The concept of “heroic flexibility”, first mentioned by Khamenei in 2013, permitted tactical compromises to advance his goals, mirroring Khomeini’s choice in 1988 to embrace a ceasefire after eight years of war with Iraq.
Khamenei’s guarded endorsement of Iran’s 2015 nuclear deal with six world powers was another such moment, as he calculated that sanctions relief was necessary to stabilise the economy and buttress his grip on power.
Trump quit the 2015 pact during his first term in 2018 and reimposed crippling sanctions on Iran. Tehran reacted by gradually violating all agreed curbs on its nuclear program.
Security loyalty key
At times of increasing pressure, Khamenei repeatedly turned to the Islamic Revolutionary Guard Corps and the Basij, a paramilitary force numbering hundreds of thousands of volunteers, to snuff out dissent.
It was they who crushed the protests that exploded after Mahmoud Ahmadinejad’s re-election as president in 2009 amid allegations of vote fraud.
In 2022, Khamenei was just as ruthless in arresting, imprisoning or executing protesters enraged by the death in custody of the young Iranian-Kurdish woman Mahsa Amini.

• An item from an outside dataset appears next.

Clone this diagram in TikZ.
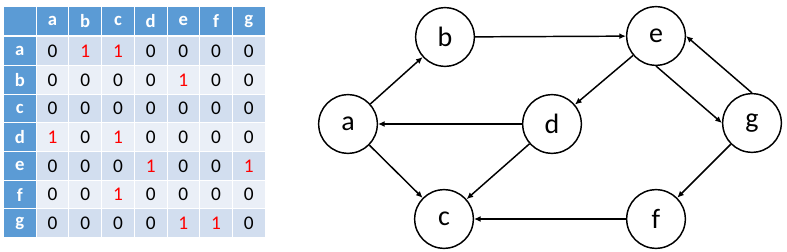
\documentclass[tikz,border=0pt]{standalone}
\usepackage{fontspec}
\setmainfont{Carlito}
\usetikzlibrary{arrows.meta}
\definecolor{hdrblue}{RGB}{91,155,213}
\definecolor{banddark}{RGB}{210,222,239}
\definecolor{bandlight}{RGB}{234,239,247}
\tikzset{every picture/.style={line width=0.75pt}}
\tikzset{
  vertex/.style={draw, circle, line width=1.1pt, minimum size=44pt, inner sep=0pt, font=\fontsize{21}{21}\selectfont},
  edge/.style={line width=1.1pt, -{Latex[length=5pt,width=4.5pt]}},
  hdrtext/.style={text=white, inner sep=0pt, font=\fontsize{14}{14}\selectfont\bfseries},
  cellval/.style={inner sep=0pt, font=\fontsize{14.5}{14.5}\selectfont},
}

\begin{document}
\begin{tikzpicture}[x=0.75pt,y=0.75pt,yscale=-1,xscale=1]
\useasboundingbox (0,0) rectangle (787,252);

%Table: header row
\fill[hdrblue] (4,7) rectangle (35.7,35);
\foreach \lab [count=\j] in {a,b,c,d,e,f,g} {
  \fill[hdrblue] ({4+32.7*\j},7) rectangle ({35.7+32.7*\j},35);
  \node[hdrtext] (h\lab) at ({19.85+32.7*\j},21) {\lab};
}

%Table: body rows
\foreach \lab/\band/\vals [count=\i] in {a/banddark/{0,1,1,0,0,0,0}, b/bandlight/{0,0,0,0,1,0,0}, c/banddark/{0,0,0,0,0,0,0}, d/bandlight/{1,0,1,0,0,0,0}, e/banddark/{0,0,0,1,0,0,1}, f/bandlight/{0,0,1,0,0,0,0}, g/banddark/{0,0,0,0,1,1,0}} {
  \pgfmathsetmacro{\rowtop}{37.3+28.7*(\i-1)}
  \fill[hdrblue] (4,\rowtop) rectangle (35.7,{\rowtop+27.7});
  \node[hdrtext] (r\lab) at (19.85,{\rowtop+13.85}) {\lab};
  \foreach \v [count=\j] in \vals {
    \ifnum\v=1 \def\valcol{red}\else\def\valcol{black}\fi
    \fill[fill=\band] ({4+32.7*\j},\rowtop) rectangle ({35.7+32.7*\j},{\rowtop+27.7});
    \node[cellval, text=\valcol] (c\lab\j) at ({19.85+32.7*\j},{\rowtop+13.85}) {\v};
  }
}

%Graph: vertices
\node[vertex] (a) at (348,124) {a};
\node[vertex] (b) at (445,37) {b};
\node[vertex] (c) at (444,219) {c};
\node[vertex] (d) at (552,124) {d};
\node[vertex] (e) at (656,36) {e};
\node[vertex] (f) at (656,219) {f};
\node[vertex] (g) at (752,123) {g};

%Graph: edges
\draw[edge] (a) -- (b);
\draw[edge] (a) -- (c);
\draw[edge] (b) -- (e);
\draw[edge] (d) -- (a);
\draw[edge] (d) -- (c);
\draw[edge] (e) -- (d);
\draw[edge] (e.south) -- (g.west);
\draw[edge] (g.north) -- (e.east);
\draw[edge] (g) -- (f);
\draw[edge] (f) -- (c);

\end{tikzpicture}
\end{document}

And it was again the Revolutionary Guard and Basij which crushed the latest round of protests in January.
Khamenei’s power has also owed much to the parastatal financial empire known as Setad, under his direct control. Worth tens of billions of dollars, it grew hugely during his rule, investing billions in the Revolutionary Guard.
Scholars outside Iran have painted a picture of a secretive ideologue fearful of betrayal – an anxiety fuelled by an assassination attempt in June 1981 that involved a bomb hidden in a tape recorder that paralysed his right arm.
Khamenei himself suffered severe torture, according to his official biography, in 1963, when at 24 he served the first of many terms in prison for political activities under the rule of the Shah.
After the Iranian Revolution, as deputy defence minister, Khamenei became close to the Revolutionary Guard during the 1980-88 war with Iraq, which claimed a million lives from both sides.
He won the presidency with Khomeini’s support but was a surprise choice as successor when the supreme leader died, lacking both Khomeini’s popular appeal and his superior clerical credentials.
Karim Sadjadpour of the Carnegie Endowment for International Peace said that “accident of history” had transformed a “weak president to an initially weak supreme leader to one of the five
most powerful Iranians of the last 100 years”.